• **PROMPT**
Write out exactly the lines from the start of the entries through the one that contains "const caption = '図２　ホロシリコムギの結果';", including both.

• **DATA FOR THE TASK**
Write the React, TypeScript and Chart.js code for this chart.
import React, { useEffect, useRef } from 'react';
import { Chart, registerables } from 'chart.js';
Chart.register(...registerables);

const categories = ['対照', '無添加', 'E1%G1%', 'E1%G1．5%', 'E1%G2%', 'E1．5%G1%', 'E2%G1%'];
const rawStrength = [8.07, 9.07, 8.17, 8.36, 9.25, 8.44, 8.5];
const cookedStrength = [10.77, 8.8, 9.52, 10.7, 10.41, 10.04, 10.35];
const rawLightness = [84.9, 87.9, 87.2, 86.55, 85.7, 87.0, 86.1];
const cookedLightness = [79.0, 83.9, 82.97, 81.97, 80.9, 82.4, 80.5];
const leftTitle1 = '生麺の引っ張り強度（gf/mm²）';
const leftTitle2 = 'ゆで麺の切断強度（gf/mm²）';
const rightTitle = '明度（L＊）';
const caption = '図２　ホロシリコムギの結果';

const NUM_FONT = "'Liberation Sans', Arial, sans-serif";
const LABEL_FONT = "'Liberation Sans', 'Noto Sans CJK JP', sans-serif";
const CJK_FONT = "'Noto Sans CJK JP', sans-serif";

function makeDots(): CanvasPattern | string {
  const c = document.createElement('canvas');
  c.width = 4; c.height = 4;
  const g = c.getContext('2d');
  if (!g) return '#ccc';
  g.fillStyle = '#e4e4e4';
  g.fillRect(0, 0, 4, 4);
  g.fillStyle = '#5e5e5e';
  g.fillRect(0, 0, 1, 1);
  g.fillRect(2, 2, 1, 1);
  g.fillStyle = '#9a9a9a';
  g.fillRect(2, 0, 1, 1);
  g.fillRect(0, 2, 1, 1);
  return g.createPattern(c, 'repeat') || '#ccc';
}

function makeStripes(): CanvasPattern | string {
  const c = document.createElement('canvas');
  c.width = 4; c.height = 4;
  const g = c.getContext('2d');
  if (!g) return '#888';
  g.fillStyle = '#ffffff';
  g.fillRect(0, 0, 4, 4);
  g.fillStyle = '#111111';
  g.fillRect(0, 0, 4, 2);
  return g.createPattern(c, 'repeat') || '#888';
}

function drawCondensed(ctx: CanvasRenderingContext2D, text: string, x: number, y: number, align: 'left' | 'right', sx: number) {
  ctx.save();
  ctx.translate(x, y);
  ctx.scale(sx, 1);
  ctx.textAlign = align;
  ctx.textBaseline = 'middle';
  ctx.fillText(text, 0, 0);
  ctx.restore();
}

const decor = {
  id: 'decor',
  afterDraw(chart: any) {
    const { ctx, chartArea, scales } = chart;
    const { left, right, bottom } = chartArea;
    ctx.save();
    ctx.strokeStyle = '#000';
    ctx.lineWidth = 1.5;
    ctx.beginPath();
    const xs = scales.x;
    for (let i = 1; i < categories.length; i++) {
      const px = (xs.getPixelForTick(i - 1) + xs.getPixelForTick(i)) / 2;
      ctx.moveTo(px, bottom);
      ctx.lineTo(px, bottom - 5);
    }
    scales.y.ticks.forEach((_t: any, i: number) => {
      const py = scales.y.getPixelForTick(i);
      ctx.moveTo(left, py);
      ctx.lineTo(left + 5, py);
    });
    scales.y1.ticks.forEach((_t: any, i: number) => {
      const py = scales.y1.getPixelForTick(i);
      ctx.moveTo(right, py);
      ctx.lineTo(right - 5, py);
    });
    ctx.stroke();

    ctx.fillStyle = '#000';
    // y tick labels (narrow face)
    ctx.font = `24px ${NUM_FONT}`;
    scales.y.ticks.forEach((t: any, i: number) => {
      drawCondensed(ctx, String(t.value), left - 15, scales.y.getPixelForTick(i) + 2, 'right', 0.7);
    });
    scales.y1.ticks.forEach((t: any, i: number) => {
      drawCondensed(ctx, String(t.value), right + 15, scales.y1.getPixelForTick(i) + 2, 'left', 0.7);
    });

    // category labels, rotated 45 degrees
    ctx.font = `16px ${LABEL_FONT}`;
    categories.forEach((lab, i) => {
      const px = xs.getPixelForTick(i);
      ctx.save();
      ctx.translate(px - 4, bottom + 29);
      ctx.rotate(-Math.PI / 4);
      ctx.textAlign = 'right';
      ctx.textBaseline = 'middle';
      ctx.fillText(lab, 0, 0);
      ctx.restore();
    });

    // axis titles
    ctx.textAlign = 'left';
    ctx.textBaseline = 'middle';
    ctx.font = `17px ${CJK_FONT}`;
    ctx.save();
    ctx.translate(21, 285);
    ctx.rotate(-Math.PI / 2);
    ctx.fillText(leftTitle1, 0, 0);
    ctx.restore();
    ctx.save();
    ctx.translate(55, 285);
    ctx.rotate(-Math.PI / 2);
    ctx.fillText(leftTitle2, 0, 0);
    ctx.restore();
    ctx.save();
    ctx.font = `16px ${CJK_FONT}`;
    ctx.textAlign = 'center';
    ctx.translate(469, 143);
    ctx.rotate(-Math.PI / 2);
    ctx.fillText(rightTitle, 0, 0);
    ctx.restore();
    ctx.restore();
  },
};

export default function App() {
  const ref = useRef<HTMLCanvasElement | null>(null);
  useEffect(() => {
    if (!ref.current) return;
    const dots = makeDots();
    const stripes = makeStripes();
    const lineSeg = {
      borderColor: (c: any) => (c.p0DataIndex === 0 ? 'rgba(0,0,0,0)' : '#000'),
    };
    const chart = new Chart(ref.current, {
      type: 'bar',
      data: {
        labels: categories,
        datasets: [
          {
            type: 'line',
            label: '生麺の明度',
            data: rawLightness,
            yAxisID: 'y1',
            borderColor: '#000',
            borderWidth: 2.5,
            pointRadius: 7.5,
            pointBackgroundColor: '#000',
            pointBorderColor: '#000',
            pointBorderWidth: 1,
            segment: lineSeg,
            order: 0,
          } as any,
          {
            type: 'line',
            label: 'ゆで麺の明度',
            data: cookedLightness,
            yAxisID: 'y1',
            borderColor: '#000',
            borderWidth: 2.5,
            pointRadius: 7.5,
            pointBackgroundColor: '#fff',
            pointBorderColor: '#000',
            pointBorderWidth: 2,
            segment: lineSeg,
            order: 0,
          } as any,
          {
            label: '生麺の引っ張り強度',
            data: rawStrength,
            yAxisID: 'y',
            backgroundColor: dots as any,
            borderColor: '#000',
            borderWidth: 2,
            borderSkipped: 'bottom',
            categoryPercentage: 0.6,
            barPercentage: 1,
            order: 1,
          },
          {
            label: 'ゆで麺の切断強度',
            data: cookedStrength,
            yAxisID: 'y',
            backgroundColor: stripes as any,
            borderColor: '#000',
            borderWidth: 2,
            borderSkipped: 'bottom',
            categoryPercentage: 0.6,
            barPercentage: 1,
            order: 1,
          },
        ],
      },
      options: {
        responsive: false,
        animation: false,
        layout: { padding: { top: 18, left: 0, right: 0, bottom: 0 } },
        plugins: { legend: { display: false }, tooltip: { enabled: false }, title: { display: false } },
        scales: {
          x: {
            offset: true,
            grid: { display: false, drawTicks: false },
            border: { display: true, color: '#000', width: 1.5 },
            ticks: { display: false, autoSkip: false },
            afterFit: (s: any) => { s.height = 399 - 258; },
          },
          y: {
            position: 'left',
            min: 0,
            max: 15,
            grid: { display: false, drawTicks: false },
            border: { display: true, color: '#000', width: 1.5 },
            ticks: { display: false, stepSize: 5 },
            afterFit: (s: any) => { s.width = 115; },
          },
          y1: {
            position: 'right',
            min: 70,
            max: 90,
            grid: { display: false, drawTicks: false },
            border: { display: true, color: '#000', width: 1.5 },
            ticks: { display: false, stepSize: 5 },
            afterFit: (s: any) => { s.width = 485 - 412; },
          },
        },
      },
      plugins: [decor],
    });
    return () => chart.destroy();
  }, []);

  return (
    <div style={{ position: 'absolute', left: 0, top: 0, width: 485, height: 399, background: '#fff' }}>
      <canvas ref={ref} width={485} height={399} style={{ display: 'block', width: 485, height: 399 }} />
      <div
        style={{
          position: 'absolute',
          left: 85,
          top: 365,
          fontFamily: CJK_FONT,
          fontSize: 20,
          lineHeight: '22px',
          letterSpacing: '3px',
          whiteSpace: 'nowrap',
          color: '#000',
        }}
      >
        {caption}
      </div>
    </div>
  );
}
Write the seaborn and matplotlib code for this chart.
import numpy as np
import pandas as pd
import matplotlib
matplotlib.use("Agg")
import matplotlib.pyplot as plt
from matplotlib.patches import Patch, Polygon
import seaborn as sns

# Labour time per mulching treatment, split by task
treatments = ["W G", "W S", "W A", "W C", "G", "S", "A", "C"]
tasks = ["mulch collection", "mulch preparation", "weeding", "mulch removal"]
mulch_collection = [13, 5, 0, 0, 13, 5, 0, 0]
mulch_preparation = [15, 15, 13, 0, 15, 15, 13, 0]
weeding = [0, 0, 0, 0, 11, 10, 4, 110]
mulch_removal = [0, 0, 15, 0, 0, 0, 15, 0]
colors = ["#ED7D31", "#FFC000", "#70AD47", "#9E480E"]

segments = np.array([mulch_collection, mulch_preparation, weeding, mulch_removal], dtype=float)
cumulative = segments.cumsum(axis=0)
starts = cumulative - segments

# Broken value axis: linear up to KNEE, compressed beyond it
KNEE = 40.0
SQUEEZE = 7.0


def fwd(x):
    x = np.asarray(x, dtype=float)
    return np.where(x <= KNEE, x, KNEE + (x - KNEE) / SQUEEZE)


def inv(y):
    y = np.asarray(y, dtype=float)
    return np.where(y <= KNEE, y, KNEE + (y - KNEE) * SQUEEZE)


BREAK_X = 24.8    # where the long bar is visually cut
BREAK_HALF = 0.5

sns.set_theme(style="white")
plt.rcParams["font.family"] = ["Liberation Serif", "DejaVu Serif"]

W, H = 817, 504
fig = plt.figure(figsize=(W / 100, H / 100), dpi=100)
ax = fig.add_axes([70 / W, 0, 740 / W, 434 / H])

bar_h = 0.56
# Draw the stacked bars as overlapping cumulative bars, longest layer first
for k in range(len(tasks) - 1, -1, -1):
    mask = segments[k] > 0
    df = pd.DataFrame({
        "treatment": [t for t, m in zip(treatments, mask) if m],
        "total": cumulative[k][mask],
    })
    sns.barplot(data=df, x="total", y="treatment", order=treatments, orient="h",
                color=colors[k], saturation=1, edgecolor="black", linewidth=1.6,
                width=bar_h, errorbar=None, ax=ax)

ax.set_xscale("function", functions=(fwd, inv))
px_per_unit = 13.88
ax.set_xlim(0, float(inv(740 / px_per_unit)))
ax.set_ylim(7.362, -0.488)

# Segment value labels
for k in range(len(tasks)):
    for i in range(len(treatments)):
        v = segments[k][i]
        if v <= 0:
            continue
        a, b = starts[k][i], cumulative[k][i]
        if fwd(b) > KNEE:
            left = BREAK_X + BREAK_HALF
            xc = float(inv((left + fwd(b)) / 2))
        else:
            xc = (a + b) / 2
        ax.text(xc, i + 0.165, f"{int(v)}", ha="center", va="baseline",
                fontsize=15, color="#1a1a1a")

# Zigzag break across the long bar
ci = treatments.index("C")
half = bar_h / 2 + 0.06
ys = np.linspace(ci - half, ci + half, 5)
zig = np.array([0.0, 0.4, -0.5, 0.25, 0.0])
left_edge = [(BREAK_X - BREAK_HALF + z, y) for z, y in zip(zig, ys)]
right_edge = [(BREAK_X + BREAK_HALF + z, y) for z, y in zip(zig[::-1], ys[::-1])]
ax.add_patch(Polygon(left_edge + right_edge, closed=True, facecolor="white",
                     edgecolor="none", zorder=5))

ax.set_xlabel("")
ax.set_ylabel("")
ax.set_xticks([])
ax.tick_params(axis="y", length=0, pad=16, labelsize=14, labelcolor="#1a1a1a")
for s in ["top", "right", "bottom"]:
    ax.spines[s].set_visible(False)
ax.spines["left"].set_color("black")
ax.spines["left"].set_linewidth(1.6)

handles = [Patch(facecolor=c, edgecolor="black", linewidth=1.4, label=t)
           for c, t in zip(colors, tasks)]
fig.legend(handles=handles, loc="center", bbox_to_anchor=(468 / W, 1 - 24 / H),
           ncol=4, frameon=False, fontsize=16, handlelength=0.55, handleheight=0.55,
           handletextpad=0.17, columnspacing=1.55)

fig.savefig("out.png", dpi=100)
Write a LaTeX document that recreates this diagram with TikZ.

• **SOLUTION FOR THIS EXERCISE**
Write the React, TypeScript and Chart.js code for this chart.
import React, { useEffect, useRef } from 'react';
import { Chart, registerables } from 'chart.js';
Chart.register(...registerables);

const categories = ['対照', '無添加', 'E1%G1%', 'E1%G1．5%', 'E1%G2%', 'E1．5%G1%', 'E2%G1%'];
const rawStrength = [8.07, 9.07, 8.17, 8.36, 9.25, 8.44, 8.5];
const cookedStrength = [10.77, 8.8, 9.52, 10.7, 10.41, 10.04, 10.35];
const rawLightness = [84.9, 87.9, 87.2, 86.55, 85.7, 87.0, 86.1];
const cookedLightness = [79.0, 83.9, 82.97, 81.97, 80.9, 82.4, 80.5];
const leftTitle1 = '生麺の引っ張り強度（gf/mm²）';
const leftTitle2 = 'ゆで麺の切断強度（gf/mm²）';
const rightTitle = '明度（L＊）';
const caption = '図２　ホロシリコムギの結果';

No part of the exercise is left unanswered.